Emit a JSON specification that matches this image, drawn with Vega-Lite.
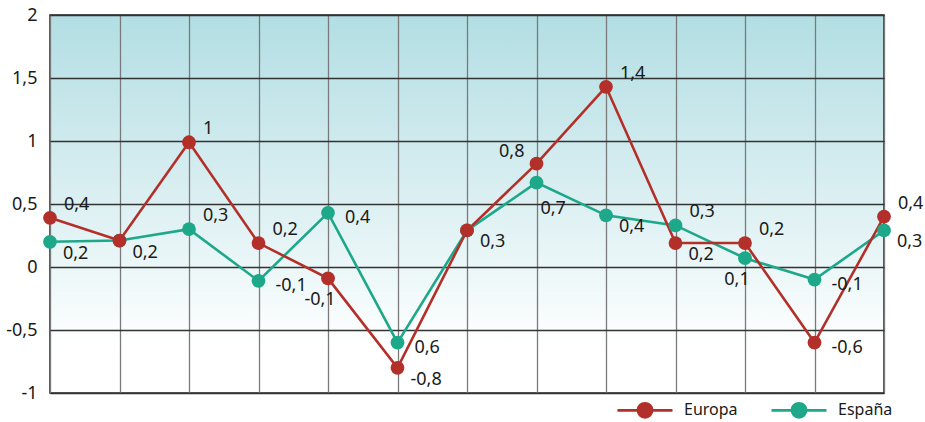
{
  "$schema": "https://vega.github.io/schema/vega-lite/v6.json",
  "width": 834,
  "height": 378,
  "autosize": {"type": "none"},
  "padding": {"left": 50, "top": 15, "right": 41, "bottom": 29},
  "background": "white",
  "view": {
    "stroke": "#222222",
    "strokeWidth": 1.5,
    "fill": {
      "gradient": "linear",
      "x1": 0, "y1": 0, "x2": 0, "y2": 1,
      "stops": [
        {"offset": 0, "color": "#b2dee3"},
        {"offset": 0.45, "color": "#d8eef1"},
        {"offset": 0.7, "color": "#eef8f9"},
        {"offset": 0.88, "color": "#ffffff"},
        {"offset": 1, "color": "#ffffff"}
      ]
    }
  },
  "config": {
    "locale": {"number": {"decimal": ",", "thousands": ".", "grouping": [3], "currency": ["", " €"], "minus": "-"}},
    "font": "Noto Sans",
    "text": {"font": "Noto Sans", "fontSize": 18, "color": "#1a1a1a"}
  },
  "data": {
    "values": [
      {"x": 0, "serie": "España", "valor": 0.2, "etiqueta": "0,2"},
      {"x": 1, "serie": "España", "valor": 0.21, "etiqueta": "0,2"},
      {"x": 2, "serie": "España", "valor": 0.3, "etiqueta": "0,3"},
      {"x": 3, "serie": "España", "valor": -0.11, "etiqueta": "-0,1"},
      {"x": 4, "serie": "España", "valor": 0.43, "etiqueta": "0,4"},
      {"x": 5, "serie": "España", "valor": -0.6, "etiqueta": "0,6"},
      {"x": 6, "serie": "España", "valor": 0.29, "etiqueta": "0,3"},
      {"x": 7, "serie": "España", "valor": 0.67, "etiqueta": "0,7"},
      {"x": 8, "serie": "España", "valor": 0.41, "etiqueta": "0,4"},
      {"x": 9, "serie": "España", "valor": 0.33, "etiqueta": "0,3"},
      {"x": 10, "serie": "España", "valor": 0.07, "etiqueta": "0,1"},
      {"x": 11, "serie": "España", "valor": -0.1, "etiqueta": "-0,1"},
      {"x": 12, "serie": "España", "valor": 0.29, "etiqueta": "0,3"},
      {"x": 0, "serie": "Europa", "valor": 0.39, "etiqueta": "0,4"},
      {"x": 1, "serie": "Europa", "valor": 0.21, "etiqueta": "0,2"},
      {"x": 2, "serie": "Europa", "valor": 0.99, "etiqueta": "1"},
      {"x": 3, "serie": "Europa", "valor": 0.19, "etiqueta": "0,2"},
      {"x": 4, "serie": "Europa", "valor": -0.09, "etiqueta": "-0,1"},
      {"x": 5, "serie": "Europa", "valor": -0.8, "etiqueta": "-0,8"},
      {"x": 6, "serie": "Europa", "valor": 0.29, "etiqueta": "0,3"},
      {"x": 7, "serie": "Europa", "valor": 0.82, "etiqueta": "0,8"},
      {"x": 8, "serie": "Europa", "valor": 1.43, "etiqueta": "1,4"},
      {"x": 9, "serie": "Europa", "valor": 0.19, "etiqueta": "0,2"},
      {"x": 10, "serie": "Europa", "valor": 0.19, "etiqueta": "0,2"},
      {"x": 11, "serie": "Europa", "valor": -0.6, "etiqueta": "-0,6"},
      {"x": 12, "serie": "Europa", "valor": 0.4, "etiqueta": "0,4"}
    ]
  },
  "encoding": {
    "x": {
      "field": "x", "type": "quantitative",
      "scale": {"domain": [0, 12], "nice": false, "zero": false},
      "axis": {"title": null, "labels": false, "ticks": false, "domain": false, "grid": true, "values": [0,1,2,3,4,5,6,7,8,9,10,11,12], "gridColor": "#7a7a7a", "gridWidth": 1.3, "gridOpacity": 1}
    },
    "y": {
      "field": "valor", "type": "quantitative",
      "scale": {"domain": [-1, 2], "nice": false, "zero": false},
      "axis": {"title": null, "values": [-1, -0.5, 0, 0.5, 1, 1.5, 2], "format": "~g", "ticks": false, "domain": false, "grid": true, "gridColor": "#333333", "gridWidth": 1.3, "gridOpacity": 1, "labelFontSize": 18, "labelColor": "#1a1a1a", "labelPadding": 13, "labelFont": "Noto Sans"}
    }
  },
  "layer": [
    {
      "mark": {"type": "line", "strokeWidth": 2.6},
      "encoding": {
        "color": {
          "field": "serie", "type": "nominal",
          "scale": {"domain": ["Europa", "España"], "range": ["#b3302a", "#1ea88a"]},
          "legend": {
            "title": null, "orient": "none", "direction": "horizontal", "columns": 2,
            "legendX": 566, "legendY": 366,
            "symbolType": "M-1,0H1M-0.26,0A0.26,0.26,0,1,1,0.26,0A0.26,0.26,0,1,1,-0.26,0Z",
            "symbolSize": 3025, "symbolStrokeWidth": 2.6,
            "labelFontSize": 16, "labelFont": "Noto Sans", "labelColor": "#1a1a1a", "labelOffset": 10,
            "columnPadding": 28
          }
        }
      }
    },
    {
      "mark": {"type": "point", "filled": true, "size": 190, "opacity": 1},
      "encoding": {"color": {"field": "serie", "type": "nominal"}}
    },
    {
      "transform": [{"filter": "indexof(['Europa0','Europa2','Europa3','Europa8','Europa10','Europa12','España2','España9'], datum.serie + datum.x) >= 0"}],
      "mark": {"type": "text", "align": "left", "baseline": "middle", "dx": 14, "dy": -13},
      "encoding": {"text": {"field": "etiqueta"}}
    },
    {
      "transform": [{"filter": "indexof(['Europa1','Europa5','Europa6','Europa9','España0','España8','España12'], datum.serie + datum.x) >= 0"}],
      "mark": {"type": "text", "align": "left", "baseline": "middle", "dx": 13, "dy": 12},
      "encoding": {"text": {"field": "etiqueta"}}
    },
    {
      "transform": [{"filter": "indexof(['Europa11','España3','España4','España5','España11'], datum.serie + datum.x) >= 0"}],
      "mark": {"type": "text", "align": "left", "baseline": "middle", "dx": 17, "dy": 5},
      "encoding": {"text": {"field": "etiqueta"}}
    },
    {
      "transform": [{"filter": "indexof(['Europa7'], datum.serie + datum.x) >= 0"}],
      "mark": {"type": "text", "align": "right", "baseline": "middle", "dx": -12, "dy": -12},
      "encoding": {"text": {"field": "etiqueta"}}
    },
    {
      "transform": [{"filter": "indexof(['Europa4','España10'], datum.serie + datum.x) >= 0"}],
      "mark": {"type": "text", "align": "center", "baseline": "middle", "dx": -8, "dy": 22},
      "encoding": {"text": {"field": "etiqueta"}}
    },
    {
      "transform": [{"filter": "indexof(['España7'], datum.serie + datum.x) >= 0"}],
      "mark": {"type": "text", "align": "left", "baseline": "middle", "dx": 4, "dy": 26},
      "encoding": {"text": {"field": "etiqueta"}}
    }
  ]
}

---------------

- [What the exercise asks] Output the data exactly. Pictures don't belong in the result.

- [Task result]
Emit a JSON specification that matches this image, drawn with Vega-Lite.
{
  "$schema": "https://vega.github.io/schema/vega-lite/v6.json",
  "width": 834,
  "height": 378,
  "autosize": {"type": "none"},
  "padding": {"left": 50, "top": 15, "right": 41, "bottom": 29},
  "background": "white",
  "view": {
    "stroke": "#222222",
    "strokeWidth": 1.5,
    "fill": {
      "gradient": "linear",
      "x1": 0, "y1": 0, "x2": 0, "y2": 1,
      "stops": [
        {"offset": 0, "color": "#b2dee3"},
        {"offset": 0.45, "color": "#d8eef1"},
        {"offset": 0.7, "color": "#eef8f9"},
        {"offset": 0.88, "color": "#ffffff"},
        {"offset": 1, "color": "#ffffff"}
      ]
    }
  },
  "config": {
    "locale": {"number": {"decimal": ",", "thousands": ".", "grouping": [3], "currency": ["", " €"], "minus": "-"}},
    "font": "Noto Sans",
    "text": {"font": "Noto Sans", "fontSize": 18, "color": "#1a1a1a"}
  },
  "data": {
    "values": [
      {"x": 0, "serie": "España", "valor": 0.2, "etiqueta": "0,2"},
      {"x": 1, "serie": "España", "valor": 0.21, "etiqueta": "0,2"},
      {"x": 2, "serie": "España", "valor": 0.3, "etiqueta": "0,3"},
      {"x": 3, "serie": "España", "valor": -0.11, "etiqueta": "-0,1"},
      {"x": 4, "serie": "España", "valor": 0.43, "etiqueta": "0,4"},
      {"x": 5, "serie": "España", "valor": -0.6, "etiqueta": "0,6"},
      {"x": 6, "serie": "España", "valor": 0.29, "etiqueta": "0,3"},
      {"x": 7, "serie": "España", "valor": 0.67, "etiqueta": "0,7"},
      {"x": 8, "serie": "España", "valor": 0.41, "etiqueta": "0,4"},
      {"x": 9, "serie": "España", "valor": 0.33, "etiqueta": "0,3"},
      {"x": 10, "serie": "España", "valor": 0.07, "etiqueta": "0,1"},
      {"x": 11, "serie": "España", "valor": -0.1, "etiqueta": "-0,1"},
      {"x": 12, "serie": "España", "valor": 0.29, "etiqueta": "0,3"},
      {"x": 0, "serie": "Europa", "valor": 0.39, "etiqueta": "0,4"},
      {"x": 1, "serie": "Europa", "valor": 0.21, "etiqueta": "0,2"},
      {"x": 2, "serie": "Europa", "valor": 0.99, "etiqueta": "1"},
      {"x": 3, "serie": "Europa", "valor": 0.19, "etiqueta": "0,2"},
      {"x": 4, "serie": "Europa", "valor": -0.09, "etiqueta": "-0,1"},
      {"x": 5, "serie": "Europa", "valor": -0.8, "etiqueta": "-0,8"},
      {"x": 6, "serie": "Europa", "valor": 0.29, "etiqueta": "0,3"},
      {"x": 7, "serie": "Europa", "valor": 0.82, "etiqueta": "0,8"},
      {"x": 8, "serie": "Europa", "valor": 1.43, "etiqueta": "1,4"},
      {"x": 9, "serie": "Europa", "valor": 0.19, "etiqueta": "0,2"},
      {"x": 10, "serie": "Europa", "valor": 0.19, "etiqueta": "0,2"},
      {"x": 11, "serie": "Europa", "valor": -0.6, "etiqueta": "-0,6"},
      {"x": 12, "serie": "Europa", "valor": 0.4, "etiqueta": "0,4"}
    ]
  },
  "encoding": {
    "x": {
      "field": "x", "type": "quantitative",
      "scale": {"domain": [0, 12], "nice": false, "zero": false},
      "axis": {"title": null, "labels": false, "ticks": false, "domain": false, "grid": true, "values": [0,1,2,3,4,5,6,7,8,9,10,11,12], "gridColor": "#7a7a7a", "gridWidth": 1.3, "gridOpacity": 1}
    },
    "y": {
      "field": "valor", "type": "quantitative",
      "scale": {"domain": [-1, 2], "nice": false, "zero": false},
      "axis": {"title": null, "values": [-1, -0.5, 0, 0.5, 1, 1.5, 2], "format": "~g", "ticks": false, "domain": false, "grid": true, "gridColor": "#333333", "gridWidth": 1.3, "gridOpacity": 1, "labelFontSize": 18, "labelColor": "#1a1a1a", "labelPadding": 13, "labelFont": "Noto Sans"}
    }
  },
  "layer": [
    {
      "mark": {"type": "line", "strokeWidth": 2.6},
      "encoding": {
        "color": {
          "field": "serie", "type": "nominal",
          "scale": {"domain": ["Europa", "España"], "range": ["#b3302a", "#1ea88a"]},
          "legend": {
            "title": null, "orient": "none", "direction": "horizontal", "columns": 2,
            "legendX": 566, "legendY": 366,
            "symbolType": "M-1,0H1M-0.26,0A0.26,0.26,0,1,1,0.26,0A0.26,0.26,0,1,1,-0.26,0Z",
            "symbolSize": 3025, "symbolStrokeWidth": 2.6,
            "labelFontSize": 16, "labelFont": "Noto Sans", "labelColor": "#1a1a1a", "labelOffset": 10,
            "columnPadding": 28
          }
        }
      }
    },
    {
      "mark": {"type": "point", "filled": true, "size": 190, "opacity": 1},
      "encoding": {"color": {"field": "serie", "type": "nominal"}}
    },
    {
      "transform": [{"filter": "indexof(['Europa0','Europa2','Europa3','Europa8','Europa10','Europa12','España2','España9'], datum.serie + datum.x) >= 0"}],
      "mark": {"type": "text", "align": "left", "baseline": "middle", "dx": 14, "dy": -13},
      "encoding": {"text": {"field": "etiqueta"}}
    },
    {
      "transform": [{"filter": "indexof(['Europa1','Europa5','Europa6','Europa9','España0','España8','España12'], datum.serie + datum.x) >= 0"}],
      "mark": {"type": "text", "align": "left", "baseline": "middle", "dx": 13, "dy": 12},
      "encoding": {"text": {"field": "etiqueta"}}
    },
    {
      "transform": [{"filter": "indexof(['Europa11','España3','España4','España5','España11'], datum.serie + datum.x) >= 0"}],
      "mark": {"type": "text", "align": "left", "baseline": "middle", "dx": 17, "dy": 5},
      "encoding": {"text": {"field": "etiqueta"}}
    },
    {
      "transform": [{"filter": "indexof(['Europa7'], datum.serie + datum.x) >= 0"}],
      "mark": {"type": "text", "align": "right", "baseline": "middle", "dx": -12, "dy": -12},
      "encoding": {"text": {"field": "etiqueta"}}
    },
    {
      "transform": [{"filter": "indexof(['Europa4','España10'], datum.serie + datum.x) >= 0"}],
      "mark": {"type": "text", "align": "center", "baseline": "middle", "dx": -8, "dy": 22},
      "encoding": {"text": {"field": "etiqueta"}}
    },
    {
      "transform": [{"filter": "indexof(['España7'], datum.serie + datum.x) >= 0"}],
      "mark": {"type": "text", "align": "left", "baseline": "middle", "dx": 4, "dy": 26},
      "encoding": {"text": {"field": "etiqueta"}}
    }
  ]
}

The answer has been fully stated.